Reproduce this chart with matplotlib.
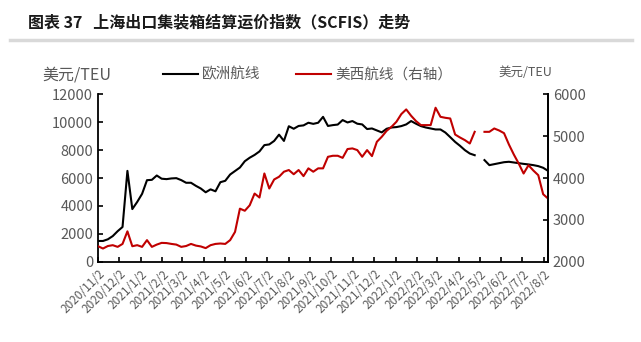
import matplotlib

matplotlib.use("Agg")
import matplotlib.pyplot as plt
import numpy as np
import pandas as pd
from matplotlib.lines import Line2D

plt.rcParams["font.family"] = ["Noto Sans CJK SC", "DejaVu Sans"]

# weekly SCFIS, first publication 2020/11/2, no print on 2022/5/2 (holiday)
start_date = "2020-11-02"
n_weeks = 93

europe = [
    1500, 1500, 1620, 1850, 2200, 2500, 6510, 3780, 4290, 4870,
    5845, 5870, 6180, 5950, 5920, 5970, 5990, 5850, 5660, 5660,
    5440, 5250, 4980, 5190, 5050, 5700, 5800, 6250, 6500, 6750,
    7200, 7450, 7650, 7900, 8350, 8400, 8650, 9100, 8650, 9700,
    9520, 9720, 9760, 9950, 9870, 9950, 10370, 9720, 9780, 9820,
    10140, 9970, 10070, 9880, 9830, 9500, 9540, 9400, 9260, 9520,
    9610, 9640, 9710, 9830, 10070, 9880, 9710, 9610, 9540, 9470,
    9470, 9250, 8920, 8580, 8300, 7990, 7750, 7630, np.nan, 7280,
    6920, 6990, 7060, 7130, 7160, 7110, 7060, 7010, 6970, 6920,
    6850, 6730, 6510,
]

us_west = [
    2375, 2320, 2380, 2400, 2360, 2430, 2730, 2375, 2400, 2360,
    2520, 2360, 2414, 2455, 2450, 2430, 2414, 2360, 2380, 2430,
    2390, 2370, 2330, 2400, 2430, 2440, 2430, 2520, 2716, 3270,
    3220, 3350, 3630, 3535, 4108, 3750, 3965, 4030, 4150, 4190,
    4090, 4190, 4045, 4230, 4150, 4230, 4230, 4505, 4530, 4530,
    4480, 4690, 4705, 4665, 4506, 4665, 4522, 4863, 4982, 5125,
    5220, 5340, 5523, 5634, 5483, 5356, 5260, 5260, 5260, 5674,
    5458, 5434, 5418, 5036, 4965, 4902, 4822, 5100, np.nan, 5100,
    5100, 5180, 5132, 5068, 4798, 4560, 4345, 4107, 4305, 4178,
    4067, 3614, 3510,
]

left_ticks = [0, 2000, 4000, 6000, 8000, 10000, 12000]
right_ticks = [2000, 3000, 4000, 5000, 6000]
# one tick per month, on the 2nd
tick_dates = pd.date_range("2020-11-01", "2022-08-01", freq="MS") + pd.Timedelta(days=1)

title = "图表 37   上海出口集装箱结算运价指数（SCFIS）走势"
unit = "美元/TEU"
europe_label = "欧洲航线"
us_label = "美西航线（右轴）"

GRAY = "#595959"
RED = "#C00000"


def build_frame():
    dates = pd.date_range(start_date, periods=n_weeks, freq="7D")
    return pd.DataFrame({"europe": europe, "us_west": us_west}, index=dates)


def style_axis(ax):
    ax.spines["top"].set_visible(False)
    for side in ("left", "right", "bottom"):
        ax.spines[side].set_linewidth(1.3)
    ax.tick_params(direction="in", length=3.5, width=1.2, colors="black",
                   labelcolor=GRAY, labelsize=10.5)


def main():
    df = build_frame()

    fig = plt.figure(figsize=(6.41, 3.42), dpi=100)
    ax = fig.add_axes([0.153, 0.234, 0.702, 0.491])
    ax2 = ax.twinx()

    ax.plot(df.index, df["europe"], color="black", lw=1.5)
    ax2.plot(df.index, df["us_west"], color=RED, lw=1.5)

    ax.set_xlim(df.index[0], df.index[-1])
    ax.set_ylim(0, 12000)
    ax.set_yticks(left_ticks)
    ax2.set_ylim(2000, 6000)
    ax2.set_yticks(right_ticks)

    ax.set_xticks(tick_dates)
    ax.set_xticklabels([f"{d.year}/{d.month}/{d.day}" for d in tick_dates],
                       rotation=45, ha="right", rotation_mode="anchor")
    style_axis(ax)
    style_axis(ax2)
    ax.tick_params(axis="x", labelsize=8.5, pad=4)
    ax2.spines["left"].set_visible(False)
    ax2.spines["bottom"].set_visible(False)

    fig.text(0.044, 0.935, title, fontsize=11.5, fontweight="bold",
             color="#1a1a1a", va="center")
    fig.add_artist(Line2D([0.016, 0.986], [0.883, 0.883],
                          color="#D9D9D9", lw=2.5))

    fig.text(0.066, 0.782, unit, fontsize=11.5, color=GRAY, va="center")
    fig.text(0.777, 0.788, unit, fontsize=9, color=GRAY, va="center")

    handles = [Line2D([], [], color="black", lw=1.5),
               Line2D([], [], color=RED, lw=1.5)]
    leg = fig.legend(handles, [europe_label, us_label], ncol=2,
                     loc="center", bbox_to_anchor=(0.48, 0.782),
                     frameon=False, fontsize=10.5, handlelength=2.4,
                     handletextpad=0.3, columnspacing=2.4)
    for text in leg.get_texts():
        text.set_color(GRAY)

    fig.savefig("out.png", dpi=100)


if __name__ == "__main__":
    main()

== EXERCISE AIM ==
Without the images, write out each line of the data verbatim.

== WORKED ANSWER ==
Reproduce this chart with matplotlib.
import matplotlib

matplotlib.use("Agg")
import matplotlib.pyplot as plt
import numpy as np
import pandas as pd
from matplotlib.lines import Line2D

plt.rcParams["font.family"] = ["Noto Sans CJK SC", "DejaVu Sans"]

# weekly SCFIS, first publication 2020/11/2, no print on 2022/5/2 (holiday)
start_date = "2020-11-02"
n_weeks = 93

europe = [
    1500, 1500, 1620, 1850, 2200, 2500, 6510, 3780, 4290, 4870,
    5845, 5870, 6180, 5950, 5920, 5970, 5990, 5850, 5660, 5660,
    5440, 5250, 4980, 5190, 5050, 5700, 5800, 6250, 6500, 6750,
    7200, 7450, 7650, 7900, 8350, 8400, 8650, 9100, 8650, 9700,
    9520, 9720, 9760, 9950, 9870, 9950, 10370, 9720, 9780, 9820,
    10140, 9970, 10070, 9880, 9830, 9500, 9540, 9400, 9260, 9520,
    9610, 9640, 9710, 9830, 10070, 9880, 9710, 9610, 9540, 9470,
    9470, 9250, 8920, 8580, 8300, 7990, 7750, 7630, np.nan, 7280,
    6920, 6990, 7060, 7130, 7160, 7110, 7060, 7010, 6970, 6920,
    6850, 6730, 6510,
]

us_west = [
    2375, 2320, 2380, 2400, 2360, 2430, 2730, 2375, 2400, 2360,
    2520, 2360, 2414, 2455, 2450, 2430, 2414, 2360, 2380, 2430,
    2390, 2370, 2330, 2400, 2430, 2440, 2430, 2520, 2716, 3270,
    3220, 3350, 3630, 3535, 4108, 3750, 3965, 4030, 4150, 4190,
    4090, 4190, 4045, 4230, 4150, 4230, 4230, 4505, 4530, 4530,
    4480, 4690, 4705, 4665, 4506, 4665, 4522, 4863, 4982, 5125,
    5220, 5340, 5523, 5634, 5483, 5356, 5260, 5260, 5260, 5674,
    5458, 5434, 5418, 5036, 4965, 4902, 4822, 5100, np.nan, 5100,
    5100, 5180, 5132, 5068, 4798, 4560, 4345, 4107, 4305, 4178,
    4067, 3614, 3510,
]

left_ticks = [0, 2000, 4000, 6000, 8000, 10000, 12000]
right_ticks = [2000, 3000, 4000, 5000, 6000]
# one tick per month, on the 2nd
tick_dates = pd.date_range("2020-11-01", "2022-08-01", freq="MS") + pd.Timedelta(days=1)

title = "图表 37   上海出口集装箱结算运价指数（SCFIS）走势"
unit = "美元/TEU"
europe_label = "欧洲航线"
us_label = "美西航线（右轴）"

GRAY = "#595959"
RED = "#C00000"


def build_frame():
    dates = pd.date_range(start_date, periods=n_weeks, freq="7D")
    return pd.DataFrame({"europe": europe, "us_west": us_west}, index=dates)


def style_axis(ax):
    ax.spines["top"].set_visible(False)
    for side in ("left", "right", "bottom"):
        ax.spines[side].set_linewidth(1.3)
    ax.tick_params(direction="in", length=3.5, width=1.2, colors="black",
                   labelcolor=GRAY, labelsize=10.5)


def main():
    df = build_frame()

    fig = plt.figure(figsize=(6.41, 3.42), dpi=100)
    ax = fig.add_axes([0.153, 0.234, 0.702, 0.491])
    ax2 = ax.twinx()

    ax.plot(df.index, df["europe"], color="black", lw=1.5)
    ax2.plot(df.index, df["us_west"], color=RED, lw=1.5)

    ax.set_xlim(df.index[0], df.index[-1])
    ax.set_ylim(0, 12000)
    ax.set_yticks(left_ticks)
    ax2.set_ylim(2000, 6000)
    ax2.set_yticks(right_ticks)

    ax.set_xticks(tick_dates)
    ax.set_xticklabels([f"{d.year}/{d.month}/{d.day}" for d in tick_dates],
                       rotation=45, ha="right", rotation_mode="anchor")
    style_axis(ax)
    style_axis(ax2)
    ax.tick_params(axis="x", labelsize=8.5, pad=4)
    ax2.spines["left"].set_visible(False)
    ax2.spines["bottom"].set_visible(False)

    fig.text(0.044, 0.935, title, fontsize=11.5, fontweight="bold",
             color="#1a1a1a", va="center")
    fig.add_artist(Line2D([0.016, 0.986], [0.883, 0.883],
                          color="#D9D9D9", lw=2.5))

    fig.text(0.066, 0.782, unit, fontsize=11.5, color=GRAY, va="center")
    fig.text(0.777, 0.788, unit, fontsize=9, color=GRAY, va="center")

    handles = [Line2D([], [], color="black", lw=1.5),
               Line2D([], [], color=RED, lw=1.5)]
    leg = fig.legend(handles, [europe_label, us_label], ncol=2,
                     loc="center", bbox_to_anchor=(0.48, 0.782),
                     frameon=False, fontsize=10.5, handlelength=2.4,
                     handletextpad=0.3, columnspacing=2.4)
    for text in leg.get_texts():
        text.set_color(GRAY)

    fig.savefig("out.png", dpi=100)


if __name__ == "__main__":
    main()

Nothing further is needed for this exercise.